- First edition
- Country: Canada
- Language: English

Publication
- Publisher: Macmillan Canada
- Publication date: 1961

= Jake and the Kid =

Short story collection based on radio series by W. O. Mitchell

Jake and the Kid is a collection of short stories by W. O. Mitchell, published in 1961. Many stories in the series appeared in Maclean's prior to the book's publication. The stories stem from Mitchell's long-running radio series of the same name. Mitchell also published a sequel volume, According to Jake and the Kid, in 1989.

==Overview==
Set in the 1940s and 1950s, "The Kid" is at the centre of stories of a boy on a farm in fictional Crocus, Saskatchewan, Canada. Jake is the hired hand who helps the Kid's mother run the farm who now keeps the Kid abreast of events in the greater world and in Crocus.
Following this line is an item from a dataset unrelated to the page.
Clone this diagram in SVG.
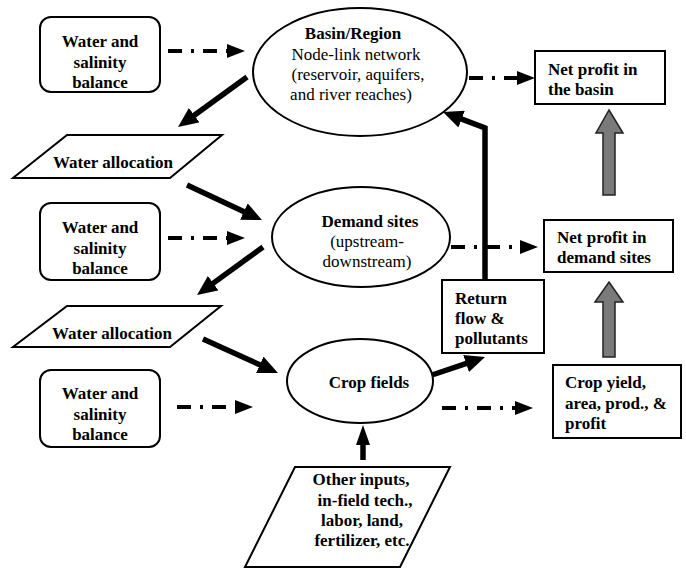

The Kid's teacher, Miss Henchbaw, is unfairly dismissed by the school board until her friends fight back in the story "Will of the People"; Chet Lambert of the Crocus Breeze is hauled into court for comparing George Solway with Malleable Brown's goat in "The Face Is Familiar," resulting in a courtroom confrontation unrivalled in the history of Canadian jurisprudence; and "Political Dynamite" shows the men terrified by women curlers threatening to vote en bloc in the upcoming town election.

The town is rich not only in disputes but characters, from Repeat Golightly in the barbershop to Old Man Sherry, the town's oldest inhabitant. Throughout the series of stories, many entertainers come through town: Belva Taskey, the sweet songstress ("Lo! The Noble Redskin!") and her memorable poetry reading; The Great Doctor Suhzee, the hypnotist; and Professor Noble Winesinger, whose snake-oil remedies had been known to turn his customers black.

==Adaptations==
===Radio===
Mitchell began to write the Jake and the Kid radio series for CBC Radio in 1950. The radio series continued until 1956 with over 300 episodes produced.

===Television===

Two television adaptations have been produced, the 1961 Jake and The Kid for CBC Television, starring Murray Westgate as Jake and Rex Hagon as Ben, and the 1995 Jake and the Kid for Global with Shaun Johnston as Jake and Ben Campbell as Ben.

==Awards==
The book won the Stephen Leacock Award in 1962.